Speak with Spirit should be a Close Burst 1 instead of Melee 1.

Unfinished Business should have the Conjuration keyword, and I presume that the effect would be better worded as:

Effect: Choose a creature that was killed or destroyed this
encounter within three miles of your current location. It must still be at 0 hit points or fewer. You Conjure the spirt of that creature in a square within the burst. The creature attacks with one of its at-will attacks as if it were alive. You choose the power it uses and any decisions for the power, such as targeting or forced movement. The creature gains a +2
power bonus to its attack rolls for this attack, and it deals full​
damage to insubstantial targets. After the attack, the conjured spirit is removed from play.


----------



## dangerous jack (Jun 14, 2011)

_within three miles of your current location
_

I had been wondering about this caveat.  Since it also stipulates that the creature must have died this encounter, should I read into it that some encounters in Zeitgeist will cover more than 3 miles?


----------



## Morrus (Jun 14, 2011)

dangerous jack said:


> _within three miles of your current location_
> 
> 
> I had been wondering about this caveat. Since it also stipulates that the creature must have died this encounter, should I read into it that some encounters in Zeitgeist will cover more than 3 miles?


----------



## RangerWickett (Jun 14, 2011)

jimmifett said:


> Took a quick look at Spirit Medium...
> Obviously these are previews, but i'll point out a few things incase they haven't been caught yet to clear up confusion and bring more in line with 4e:
> 
> Speak with Spirit should be a Close Burst 1 instead of Melee 1.
> ...




Why would it being a conjuration keyword matter? It doesn't sit around long enough to interact with anything.


----------



## jimmifett (Jun 14, 2011)

RangerWickett said:


> Why would it being a conjuration keyword matter? It doesn't sit around long enough to interact with anything.

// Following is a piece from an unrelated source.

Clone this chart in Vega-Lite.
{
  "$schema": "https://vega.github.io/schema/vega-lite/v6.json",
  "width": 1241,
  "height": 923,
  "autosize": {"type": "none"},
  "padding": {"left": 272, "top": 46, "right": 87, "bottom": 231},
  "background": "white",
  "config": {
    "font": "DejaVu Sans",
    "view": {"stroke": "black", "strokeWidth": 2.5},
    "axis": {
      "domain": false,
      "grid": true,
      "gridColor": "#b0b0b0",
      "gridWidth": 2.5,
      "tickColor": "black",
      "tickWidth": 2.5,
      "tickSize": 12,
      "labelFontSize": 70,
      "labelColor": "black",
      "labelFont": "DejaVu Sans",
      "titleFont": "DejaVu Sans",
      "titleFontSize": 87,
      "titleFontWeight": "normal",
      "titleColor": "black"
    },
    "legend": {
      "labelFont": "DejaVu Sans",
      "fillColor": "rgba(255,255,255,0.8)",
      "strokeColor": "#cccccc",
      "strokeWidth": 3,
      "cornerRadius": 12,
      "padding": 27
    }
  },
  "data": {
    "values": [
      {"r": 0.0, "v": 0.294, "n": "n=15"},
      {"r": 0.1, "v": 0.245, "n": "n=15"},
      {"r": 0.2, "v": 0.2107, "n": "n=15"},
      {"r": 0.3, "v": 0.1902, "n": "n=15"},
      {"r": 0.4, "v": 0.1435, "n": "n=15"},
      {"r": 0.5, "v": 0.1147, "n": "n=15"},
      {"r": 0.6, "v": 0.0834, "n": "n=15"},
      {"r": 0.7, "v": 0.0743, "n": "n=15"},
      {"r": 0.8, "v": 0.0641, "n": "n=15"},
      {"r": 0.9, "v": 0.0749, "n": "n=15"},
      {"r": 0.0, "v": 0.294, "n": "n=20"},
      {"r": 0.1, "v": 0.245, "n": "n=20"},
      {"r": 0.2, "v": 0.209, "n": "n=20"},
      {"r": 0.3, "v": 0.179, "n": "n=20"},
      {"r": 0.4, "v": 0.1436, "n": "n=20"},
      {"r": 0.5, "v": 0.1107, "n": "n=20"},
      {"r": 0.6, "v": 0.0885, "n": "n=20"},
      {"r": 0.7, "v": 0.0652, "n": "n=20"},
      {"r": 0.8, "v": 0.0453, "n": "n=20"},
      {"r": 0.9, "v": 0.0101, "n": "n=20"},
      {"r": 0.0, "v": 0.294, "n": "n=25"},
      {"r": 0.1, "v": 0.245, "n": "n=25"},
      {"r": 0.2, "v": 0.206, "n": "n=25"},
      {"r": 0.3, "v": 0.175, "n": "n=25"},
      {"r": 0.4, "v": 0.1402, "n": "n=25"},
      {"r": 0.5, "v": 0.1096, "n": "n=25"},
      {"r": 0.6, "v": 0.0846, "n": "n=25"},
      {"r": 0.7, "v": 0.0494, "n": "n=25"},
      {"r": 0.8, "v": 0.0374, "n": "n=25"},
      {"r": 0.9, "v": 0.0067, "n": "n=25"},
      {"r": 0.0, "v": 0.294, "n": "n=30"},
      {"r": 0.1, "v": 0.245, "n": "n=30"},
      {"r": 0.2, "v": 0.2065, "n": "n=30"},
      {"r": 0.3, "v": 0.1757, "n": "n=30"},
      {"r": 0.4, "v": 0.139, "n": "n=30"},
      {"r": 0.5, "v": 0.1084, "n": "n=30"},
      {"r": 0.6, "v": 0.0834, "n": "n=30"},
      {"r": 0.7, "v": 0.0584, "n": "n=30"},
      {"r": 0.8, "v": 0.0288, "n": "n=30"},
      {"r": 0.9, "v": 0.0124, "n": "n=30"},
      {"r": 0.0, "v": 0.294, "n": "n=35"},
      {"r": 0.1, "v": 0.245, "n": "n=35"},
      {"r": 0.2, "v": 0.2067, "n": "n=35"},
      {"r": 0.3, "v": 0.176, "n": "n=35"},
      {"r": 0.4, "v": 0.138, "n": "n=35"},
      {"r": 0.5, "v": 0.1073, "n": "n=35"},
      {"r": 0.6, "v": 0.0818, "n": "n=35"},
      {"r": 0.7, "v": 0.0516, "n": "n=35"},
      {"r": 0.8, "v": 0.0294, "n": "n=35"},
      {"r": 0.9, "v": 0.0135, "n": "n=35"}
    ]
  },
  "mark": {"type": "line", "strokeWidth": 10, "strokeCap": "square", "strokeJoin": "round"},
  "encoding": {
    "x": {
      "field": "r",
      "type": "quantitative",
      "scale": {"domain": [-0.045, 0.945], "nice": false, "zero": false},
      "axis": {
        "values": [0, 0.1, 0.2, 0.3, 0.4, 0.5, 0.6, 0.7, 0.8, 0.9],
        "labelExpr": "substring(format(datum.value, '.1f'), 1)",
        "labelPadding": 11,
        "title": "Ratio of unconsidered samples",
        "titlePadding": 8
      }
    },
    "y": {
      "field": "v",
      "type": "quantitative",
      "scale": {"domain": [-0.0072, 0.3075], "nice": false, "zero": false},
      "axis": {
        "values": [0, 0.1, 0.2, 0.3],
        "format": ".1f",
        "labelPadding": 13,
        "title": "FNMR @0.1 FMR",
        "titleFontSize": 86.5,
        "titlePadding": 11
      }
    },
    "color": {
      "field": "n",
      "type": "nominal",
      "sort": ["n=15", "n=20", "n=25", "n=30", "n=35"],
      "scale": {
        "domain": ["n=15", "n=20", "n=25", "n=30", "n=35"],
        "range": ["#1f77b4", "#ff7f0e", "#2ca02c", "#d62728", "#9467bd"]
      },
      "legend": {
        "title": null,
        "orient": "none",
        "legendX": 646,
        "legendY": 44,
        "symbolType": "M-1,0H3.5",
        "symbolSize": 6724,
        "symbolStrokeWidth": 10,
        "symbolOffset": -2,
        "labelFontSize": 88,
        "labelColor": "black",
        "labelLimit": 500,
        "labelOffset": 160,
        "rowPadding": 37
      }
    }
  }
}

Well, you're conjuring something from ethereal wibbly wobbly timey whimey stuff to begin with. 

Conjurations match the intent of this power as conjurations usually summon spirit companions or other ghostly things in DnD proper.

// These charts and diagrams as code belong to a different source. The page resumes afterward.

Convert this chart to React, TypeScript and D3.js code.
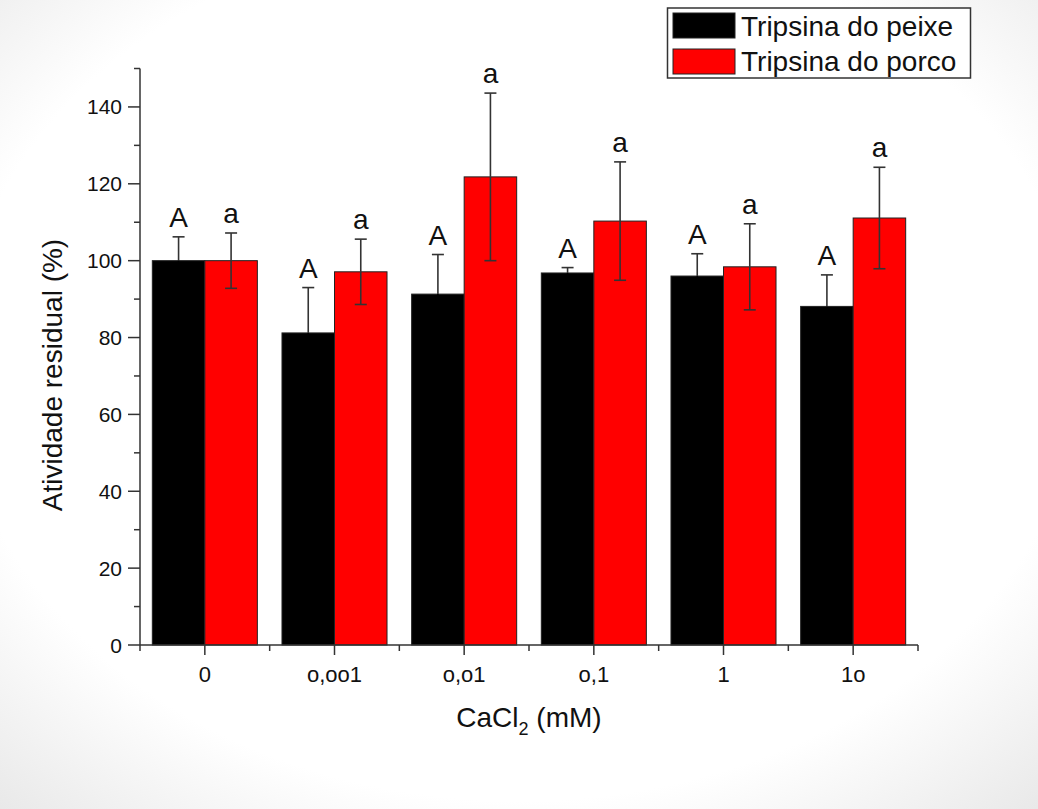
import React from "react";
import * as d3 from "d3";

const categories = ["0", "o,oo1", "o,o1", "o,1", "1", "1o"];
const seriesNames = ["Tripsina do peixe", "Tripsina do porco"];
const peixeValues = [100, 81.2, 91.3, 96.8, 96.0, 88.1];
const peixeErrors = [6.2, 11.8, 10.3, 1.4, 5.8, 8.2];
const porcoValues = [100, 97.1, 121.8, 110.3, 98.4, 111.1];
const porcoErrors = [7.2, 8.5, 21.8, 15.4, 11.2, 13.2];
const peixeLetters = ["A", "A", "A", "A", "A", "A"];
const porcoLetters = ["a", "a", "a", "a", "a", "a"];
const yTicks = [0, 20, 40, 60, 80, 100, 120, 140];
const yMinorTicks = [10, 30, 50, 70, 90, 110, 130, 150];
const colors = ["#000000", "#ff0000"];

const W = 1038;
const H = 809;
const left = 140;
const right = 918;
const top = 68.5;
const bottom = 645;
const FONT = "Liberation Sans, Arial, sans-serif";

export default function App() {
  const x = d3.scaleBand<string>().domain(categories).range([left, right]).padding(0);
  const y = d3.scaleLinear().domain([0, 150]).range([bottom, top]);
  const bw = x.bandwidth();
  const barW = bw * 0.405;
  const series = [
    { values: peixeValues, errors: peixeErrors, letters: peixeLetters, color: colors[0], offset: -1, whisker: "#000" },
    { values: porcoValues, errors: porcoErrors, letters: porcoLetters, color: colors[1], offset: 0, whisker: "#333" },
  ];
  const axisColor = "#333";
  return (
    <svg
      width={W}
      height={H}
      style={{ position: "absolute", left: 0, top: 0, display: "block" }}
      fontFamily={FONT}
    >
      <defs>
        <radialGradient id="bg" cx="50%" cy="45%" r="75%">
          <stop offset="0%" stopColor="#ffffff" />
          <stop offset="72%" stopColor="#ffffff" />
          <stop offset="100%" stopColor="#e8e8e8" />
        </radialGradient>
      </defs>
      <rect x={0} y={0} width={W} height={H} fill="url(#bg)" />

      {/* bars */}
      {series.map((s, si) =>
        categories.map((c, i) => {
          const cx = x(c)! + bw / 2;
          const x0 = cx + s.offset * barW;
          return (
            <rect
              key={`b${si}-${i}`}
              x={x0}
              y={y(s.values[i])}
              width={barW}
              height={y(0) - y(s.values[i])}
              fill={s.color}
              stroke="#222"
              strokeWidth={1}
            />
          );
        })
      )}

      {/* error bars and letters */}
      {series.map((s, si) =>
        categories.map((c, i) => {
          const cx = x(c)! + bw / 2 + s.offset * barW + barW / 2;
          const yt = y(s.values[i] + s.errors[i]);
          const yb = y(s.values[i] - s.errors[i]);
          const ym = y(s.values[i]);
          return (
            <g key={`e${si}-${i}`}>
              <line x1={cx} x2={cx} y1={yt} y2={ym} stroke="#333" strokeWidth={1.6} />
              <line x1={cx} x2={cx} y1={ym} y2={yb} stroke={s.whisker} strokeWidth={1.6} />
              <line x1={cx - 6} x2={cx + 6} y1={yt} y2={yt} stroke="#333" strokeWidth={1.6} />
              <line x1={cx - 6} x2={cx + 6} y1={yb} y2={yb} stroke={s.whisker} strokeWidth={1.6} />
              <text x={cx} y={yt - 10} textAnchor="middle" fontSize={28} fill="#111">
                {s.letters[i]}
              </text>
            </g>
          );
        })
      )}

      {/* y axis */}
      <line x1={left} x2={left} y1={top} y2={bottom} stroke={axisColor} strokeWidth={1.5} />
      {yTicks.map((t) => (
        <g key={`yt${t}`}>
          <line x1={left - 12} x2={left} y1={y(t)} y2={y(t)} stroke={axisColor} strokeWidth={1.5} />
          <text x={left - 18} y={y(t)} dy="0.36em" textAnchor="end" fontSize={21} fill="#111">
            {t}
          </text>
        </g>
      ))}
      {yMinorTicks.map((t) => (
        <line key={`ym${t}`} x1={left - 6} x2={left} y1={y(t)} y2={y(t)} stroke={axisColor} strokeWidth={1.5} />
      ))}
      <text
        transform={`translate(62,375) rotate(-90)`}
        textAnchor="middle"
        fontSize={28}
        fill="#111"
      >
        Atividade residual (%)
      </text>

      {/* x axis */}
      <line x1={left} x2={right} y1={bottom} y2={bottom} stroke={axisColor} strokeWidth={1.5} />
      {categories.map((c) => {
        const cx = x(c)! + bw / 2;
        return (
          <g key={`xt${c}`}>
            <line x1={cx} x2={cx} y1={bottom} y2={bottom + 10} stroke={axisColor} strokeWidth={1.5} />
            <text x={cx} y={682} textAnchor="middle" fontSize={22} fill="#111">
              {c}
            </text>
          </g>
        );
      })}
      {[...categories.map((c) => x(c)!), right].map((v, i) => (
        <line key={`xm${i}`} x1={v} x2={v} y1={bottom} y2={bottom + 6} stroke={axisColor} strokeWidth={1.5} />
      ))}
      <text x={529} y={727} textAnchor="middle" fontSize={28} fill="#111">
        CaCl<tspan fontSize={18} dy={8}>2</tspan>
        <tspan dy={-8}> (mM)</tspan>
      </text>

      {/* legend */}
      <rect x={667.5} y={8} width={303} height={70} fill="#fff" stroke="#333" strokeWidth={1.5} />
      {seriesNames.map((n, i) => (
        <g key={`lg${i}`}>
          <rect x={673} y={13 + i * 36} width={62} height={25} fill={colors[i]} stroke="#222" strokeWidth={1} />
          <text x={741} y={36 + i * 35} fontSize={28} fill="#111">
            {n}
          </text>
        </g>
      ))}
    </svg>
  );
}
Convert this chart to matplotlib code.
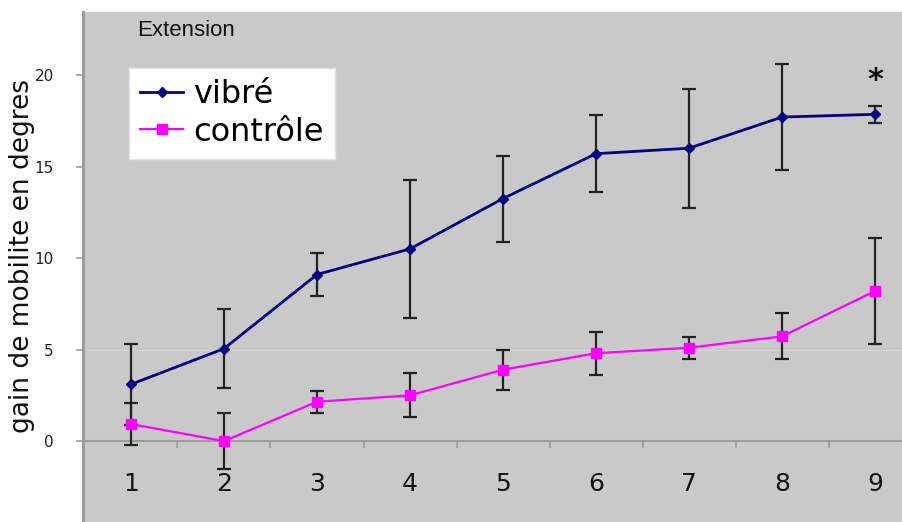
import matplotlib
matplotlib.use("Agg")
import matplotlib.pyplot as plt
from matplotlib.lines import Line2D
from matplotlib.ticker import FixedLocator

# session number, mean gain (degrees) and error bar half-width
sessions = [1, 2, 3, 4, 5, 6, 7, 8, 9]
vibre = [3.1, 5.05, 9.1, 10.5, 13.25, 15.7, 16.0, 17.7, 17.85]
vibre_err = [2.2, 2.15, 1.2, 3.75, 2.35, 2.1, 3.25, 2.9, 0.45]
controle = [0.93, 0.0, 2.15, 2.5, 3.9, 4.8, 5.1, 5.72, 8.2]
controle_err = [1.15, 1.55, 0.6, 1.2, 1.1, 1.18, 0.6, 1.25, 2.9]
yticks = [0, 5, 10, 15, 20]

BG = "#c9c9c9"; AXIS = "#9c9c9c"; NAVY = "#000080"; MAGENTA = "#ff00ff"

fig = plt.figure(figsize=(9.02, 5.22), dpi=100)
ax = fig.add_axes([83 / 902, 0.0, 1 - 83 / 902, 1 - 12 / 522])
ax.set_facecolor(BG)
ax.set_xlim(0.484, 9.29)
ax.set_ylim(-4.42, 23.44)

# faint light line seen at 5
ax.axhline(5, color="#d6d6d6", lw=0.8, zorder=0)

ax.errorbar(sessions, vibre, yerr=vibre_err, color=NAVY, lw=2, marker="D",
            ms=5.5, ecolor="#222222", elinewidth=1.6, capsize=4.8, capthick=1.6,
            zorder=3)
ax.errorbar(sessions, controle, yerr=controle_err, color=MAGENTA, lw=1.6,
            marker="s", ms=7, ecolor="#222222", elinewidth=1.6, capsize=4.8,
            capthick=1.6, zorder=3)

# axes look: x axis crossing at 0, left spine only
for s in ("top", "right"):
    ax.spines[s].set_visible(False)
ax.spines["bottom"].set_position(("data", 0))
ax.spines["bottom"].set_color(AXIS)
ax.spines["bottom"].set_linewidth(1.5)
ax.spines["left"].set_color(AXIS)
ax.spines["left"].set_linewidth(2.2)

ax.set_xticks(sessions)
ax.set_xticklabels([str(s) for s in sessions], fontsize=18, color="#111111")
ax.tick_params(axis="x", which="major", length=0, pad=22)
ax.xaxis.set_minor_locator(FixedLocator([s + 0.5 for s in sessions[:-1]]))
ax.tick_params(axis="x", which="minor", length=5, width=1.2, color=AXIS,
               direction="out")

ax.set_yticks(yticks)
ax.set_yticklabels([str(v) for v in yticks], fontsize=11, color="#222222")
ax.tick_params(axis="y", length=5, width=1.2, color=AXIS, pad=16)

fig.text(22 / 902, 1 - 256 / 522, "gain de mobilite en degres", rotation=90,
         ha="center", va="center", fontsize=19, color="#111111")

fig.text(186 / 902, 1 - 30 / 522, "Extension", ha="center", va="center",
         fontsize=16, family="Liberation Sans", color="#111111")

ax.text(9, 19.7, "*", ha="center", va="center", fontsize=22,
        fontweight="bold", color="#111111")

handles = [Line2D([], [], color=NAVY, lw=2, marker="D", ms=5.5),
           Line2D([], [], color=MAGENTA, lw=1.6, marker="s", ms=7)]
leg = ax.legend(handles, ["vibré", "contrôle"], loc="upper left",
                bbox_to_anchor=((129 - 83) / 819, (522 - 68) / 510),
                borderaxespad=0, fontsize=23, frameon=True, fancybox=False,
                framealpha=1, borderpad=0.35, labelspacing=0.2,
                handletextpad=0.3, handlelength=1.35, numpoints=1)
leg.get_frame().set_facecolor("white")
leg.get_frame().set_edgecolor("#e4e4e4")
leg.get_frame().set_linewidth(1.0)

fig.savefig("out.png", dpi=100, facecolor="white")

A conjuration (generally) wouldn't be attackable by an immediate interrupt.

It occupies no squares.

It doesn't affect the terrain, so it couldn't affect physical traps but could do something like move through a forcefield.

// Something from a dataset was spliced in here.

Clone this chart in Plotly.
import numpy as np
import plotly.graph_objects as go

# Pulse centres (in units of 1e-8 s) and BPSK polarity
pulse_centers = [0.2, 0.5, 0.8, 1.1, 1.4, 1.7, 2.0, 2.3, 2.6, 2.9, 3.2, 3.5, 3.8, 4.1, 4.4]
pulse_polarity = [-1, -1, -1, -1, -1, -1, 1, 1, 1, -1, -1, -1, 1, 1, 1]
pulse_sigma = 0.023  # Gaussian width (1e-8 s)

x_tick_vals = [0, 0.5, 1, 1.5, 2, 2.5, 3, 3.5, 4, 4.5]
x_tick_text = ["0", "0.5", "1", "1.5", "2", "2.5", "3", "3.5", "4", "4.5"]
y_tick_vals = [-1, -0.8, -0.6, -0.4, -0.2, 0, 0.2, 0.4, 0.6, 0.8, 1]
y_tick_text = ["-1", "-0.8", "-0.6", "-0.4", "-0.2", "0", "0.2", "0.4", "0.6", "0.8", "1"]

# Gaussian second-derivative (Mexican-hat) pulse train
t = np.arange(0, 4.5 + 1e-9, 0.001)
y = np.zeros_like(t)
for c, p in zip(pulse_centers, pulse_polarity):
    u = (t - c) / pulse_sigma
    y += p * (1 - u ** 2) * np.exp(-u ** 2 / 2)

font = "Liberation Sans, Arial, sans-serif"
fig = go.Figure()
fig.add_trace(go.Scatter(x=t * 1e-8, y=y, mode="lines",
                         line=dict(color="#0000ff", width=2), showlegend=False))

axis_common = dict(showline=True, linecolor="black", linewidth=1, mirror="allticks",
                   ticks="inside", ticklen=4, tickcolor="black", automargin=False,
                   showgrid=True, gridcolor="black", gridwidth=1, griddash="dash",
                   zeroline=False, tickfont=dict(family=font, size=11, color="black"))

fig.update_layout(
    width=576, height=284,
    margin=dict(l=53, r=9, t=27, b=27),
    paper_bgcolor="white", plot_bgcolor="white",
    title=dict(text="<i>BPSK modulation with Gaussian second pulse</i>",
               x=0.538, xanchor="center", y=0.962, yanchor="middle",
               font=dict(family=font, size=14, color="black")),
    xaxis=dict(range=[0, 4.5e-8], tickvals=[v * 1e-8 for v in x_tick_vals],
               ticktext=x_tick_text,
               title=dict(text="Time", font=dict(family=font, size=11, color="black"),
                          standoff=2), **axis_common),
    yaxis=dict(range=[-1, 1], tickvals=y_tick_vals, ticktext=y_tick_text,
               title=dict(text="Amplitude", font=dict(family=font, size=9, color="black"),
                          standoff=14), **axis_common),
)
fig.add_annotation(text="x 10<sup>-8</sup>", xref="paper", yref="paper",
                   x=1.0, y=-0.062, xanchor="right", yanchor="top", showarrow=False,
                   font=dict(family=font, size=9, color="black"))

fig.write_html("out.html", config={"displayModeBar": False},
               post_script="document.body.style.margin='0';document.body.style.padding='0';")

Take flaming sphere as an exmaple. It's a conjuration, has an attack, and has specific exceptions to normal conjuration rules to allow it to occupy a space, move, and persist longer than the use of the power. Remove the space, movement, and persist exceptions and you have "Unfinished Business".

Further using flaming sphere as an example, it should probably be a Ranged 10 power instead of Close burst 10, as that would allow an immediate interupt against the caster, under the presumtion that it would take a particular amount of time and concetration whispering to briefly lure back the spirit of the dead (standard action), versus a quick whisper (minor action).


----------



## jimmifett (Jun 14, 2011)

Morrus said:


>




Totally tongue in cheek :
So, if someone died 2.9 miles back of the current position of the train, they would be ok to summon.

Does this mean that spirits are bound in relation to objects of large gravitation? The rotation of a world as well as it's revolution around it's star, in addition to the star system's vector across space, would quickly move a given fixed cosmological point past 3 miles in short order.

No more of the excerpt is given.